Card giant Visa sailed past estimates for fourth-quarter profit on Tuesday as consumers on a post-pandemic travel rebound shrugged off worries of a looming economic slowdown and cost-of-living crisis. Visa’s CFO Chris Suh said US inbound travel recovery accelerated in the quarter, while travel into Asia also continued to improve. Visa’s payment volumes rose 9 per cent in the quarter, while cross-border volumes excluding transactions within Europe, a gauge of travel demand, surged 18 per cent. Visa posted adjusted profit of US$2.33 per share in the three months ended Sept 30, topping expectations of US$2.24 per share. It increased its quarterly dividend by 16 per cent to US$0.52 per share and authorised a new US$25 billion multi-year share repurchase programme.

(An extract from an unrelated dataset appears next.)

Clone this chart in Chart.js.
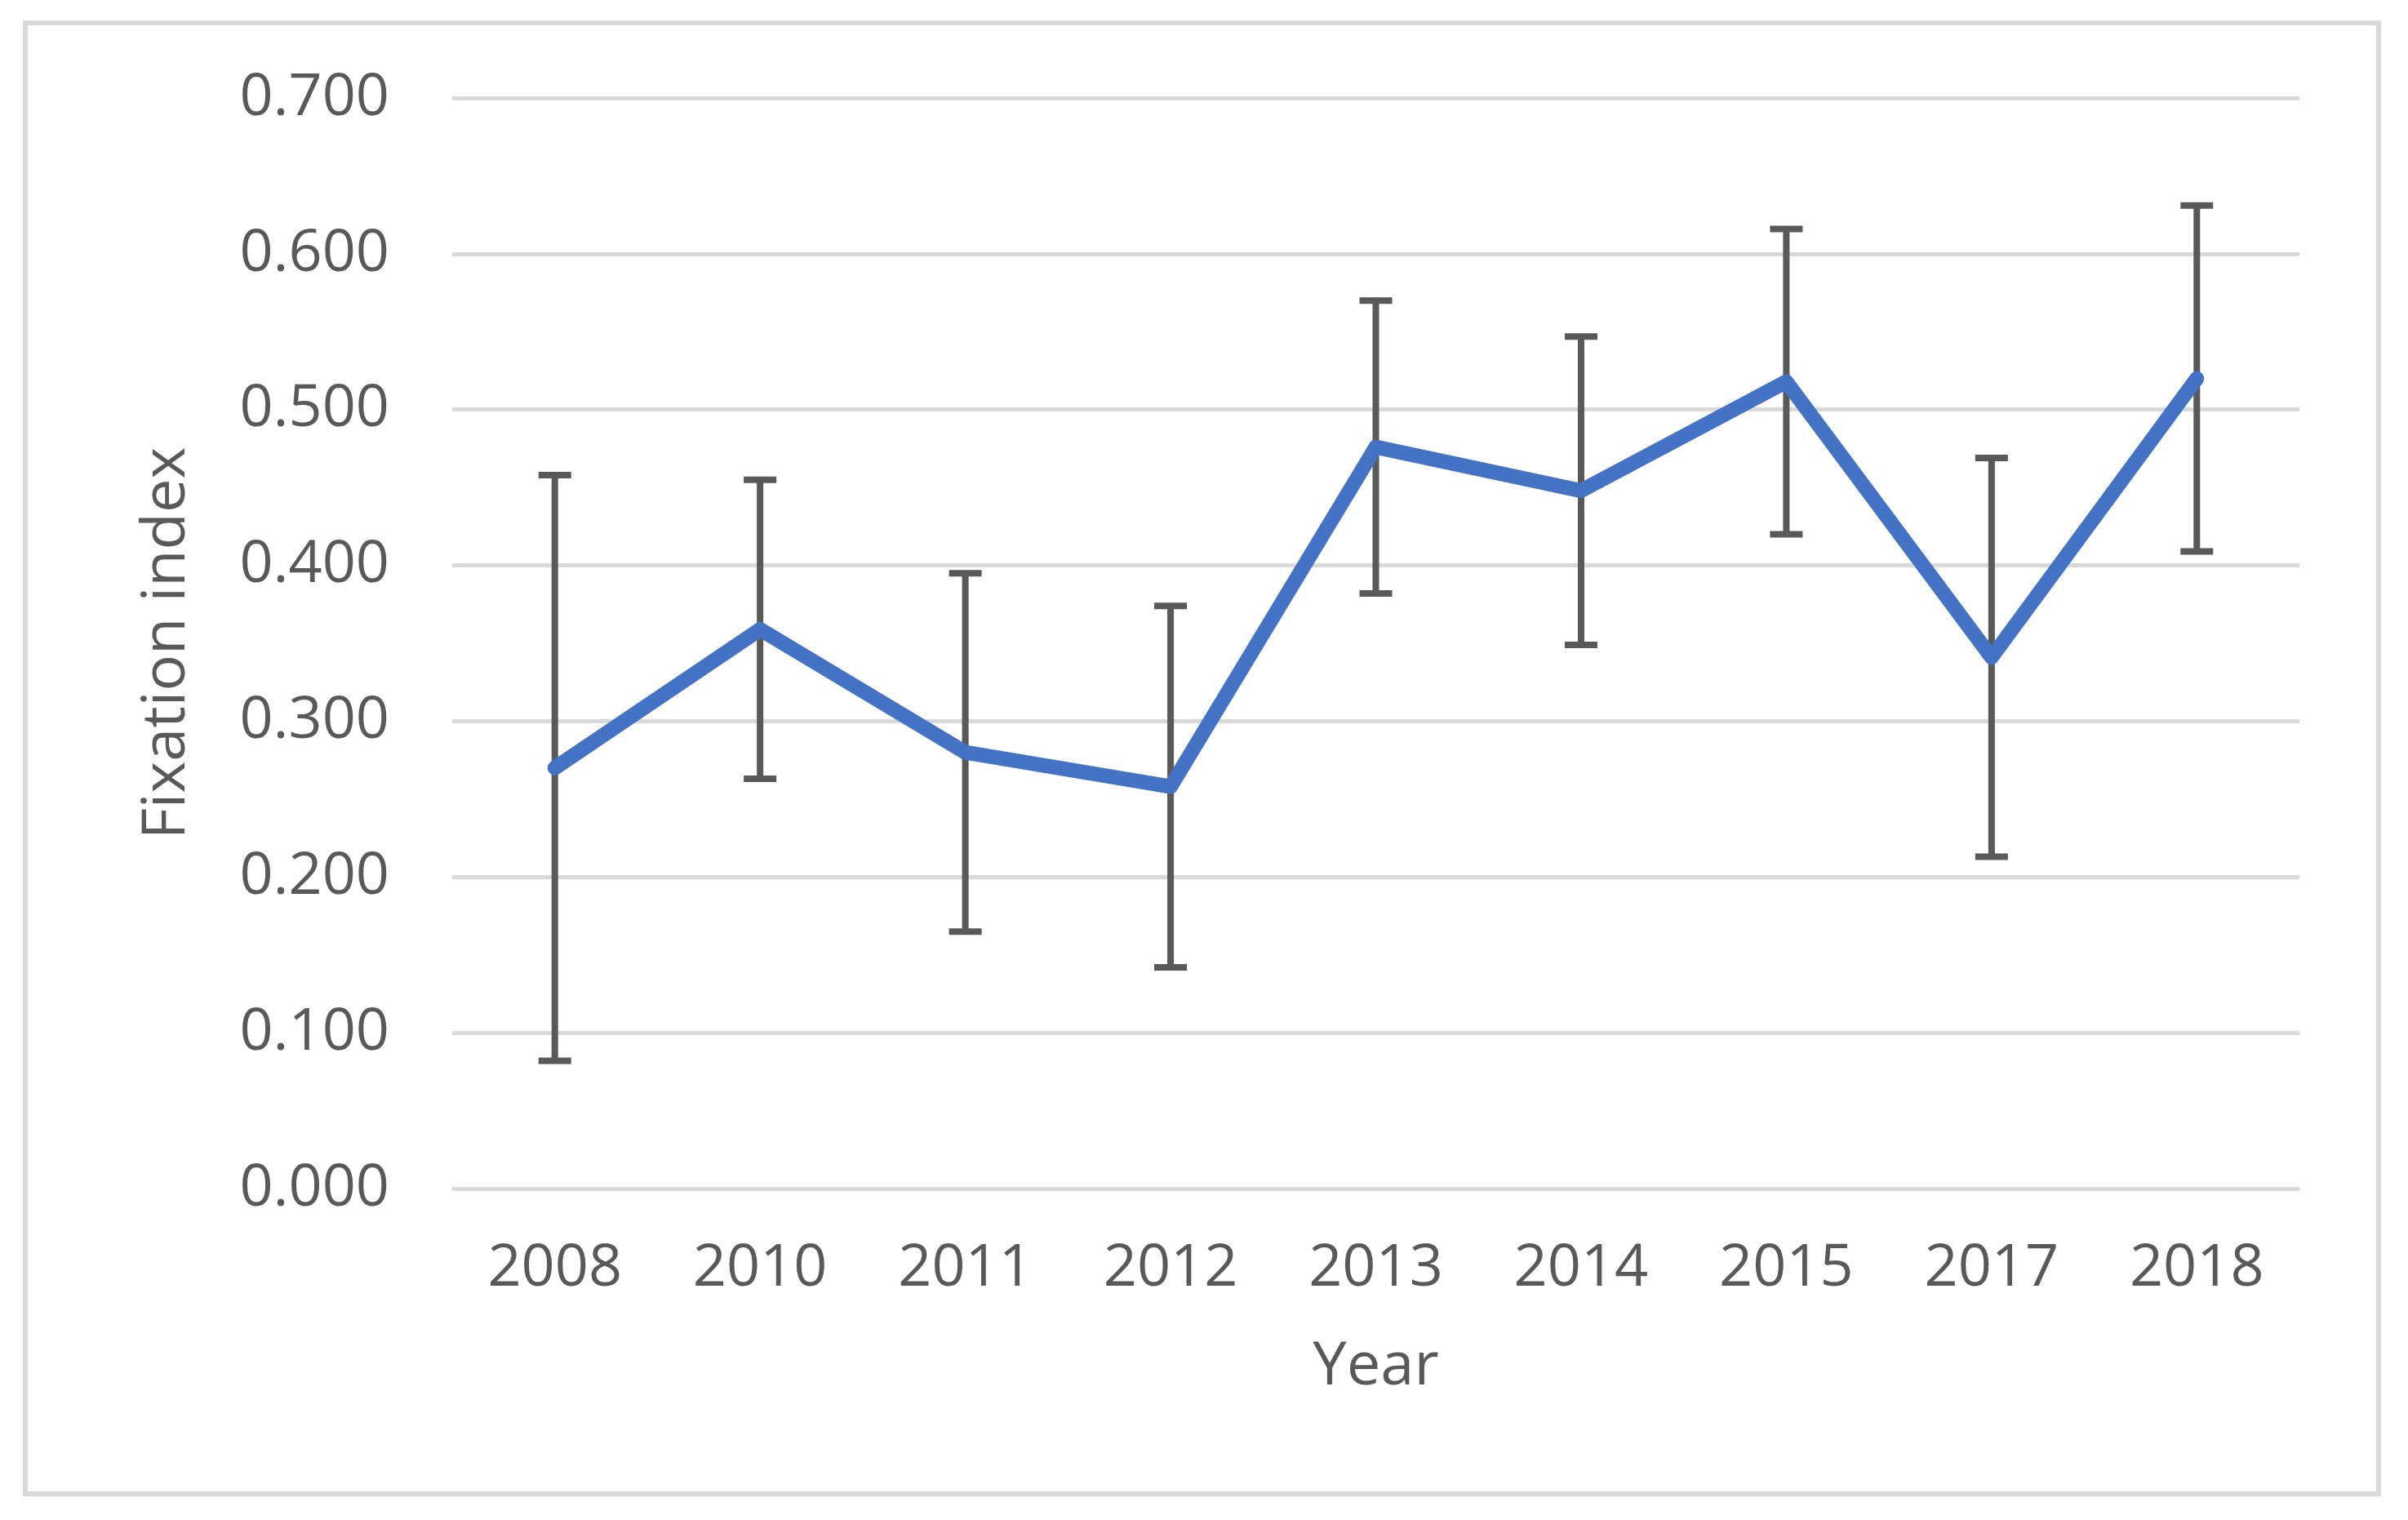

Coca-Cola on Tuesday raised its annual sales and profit forecasts for a second time this year, riding on resilient demand from consumers for its sodas, juices and energy drinks as well as higher prices. Coca-Cola’s average selling prices rose 9% in the third quarter, the company said, while overall unit case volumes increased 2%. The beverage giant now sees full-year organic revenue growth of 10% to 11%, compared with its prior forecast of an increase of 8% to 9%. Annual core earnings per share is forecasted to rise between 7% and 8%, compared to previous expectations of a 5% to 6% rise. Third-quarter net revenue rose nearly 8% to US$11.91 billion, topping estimates of US$11.44 billion. Adjusted earnings of 74 cents per share also beat expectations of 69 cents.

Verizon reported better than expected earnings for its third quarter and raised its free cash flow guidance. Adjusted EPS of US$1.22 topped estimates of US$1.18. Operating revenue reached US$33.3 billion, in line with consensus of US$33.29 billion. Consumer revenue amounted to US$25.3 billion, surpassing the estimated US$25.02 billion, while business revenue was US$7.5 billion, slightly lower than the estimated US$7.63 billion. Wireless Service revenue reached US$19.3 billion, just below the estimated US$19.35 billion. The company added 100,000 postpaid phone net customers, while analysts were looking for a number just exceeding 68,000. The company expects wireless service revenue growth to be in the range of 2.5-4.5%. Moreover, Verizon anticipates that its 2023 free cash flow will exceed US$18 billion, representing a US$1 billion increase from its previously issued guidance.

General Electric on Tuesday (Oct 24) raised its full-year profit forecast on robust demand for jet engine spare parts and services and improved performance in its renewable business. Boston, Massachusetts-based GE now expects 2023 adjusted profit per share of US$2.55 to US$2.65, compared with its earlier forecast of US$2.10 to US$2.30. Free cash flow for the year is estimated to be in a range of US$4.7 billion to US$5.1 billion, up from US$4.1 billion to US$4.6 billion expected in July. GE’s aviation business, its cash cow, has been lifted by a surge in demand for aftermarket services as a strong rebound in air travel prompted airlines to use jets for longer against the backdrop of a shortage of commercial planes. GE’s aerospace unit, which makes engines for jets made by Boeing and Airbus, posted double-digit growth in orders, revenue and profit from a year earlier. The unit’s margin expanded by 130 basis points in the quarter from a year ago. Meanwhile, profits at its grid and onshore wind businesses in the quarter helped narrow losses at its renewable unit. CEO Larry Culp expressed confidence that the businesses would continue to improve. The renewable business has struggled due to a combination of weak demand, higher raw material and labor costs. GE, which has completed the separation of its healthcare unit, said it would spin off its energy businesses, including renewables, and aerospace businesses into independent companies in the beginning of the second quarter. GE said adjusted profit for the quarter through September was US$1.62 billion, compared with a profit of US$359 million a year earlier. On a per-share basis, adjusted profit was 82 US cents, while adjusted revenue rose 18 per cent to US$16.31 billion.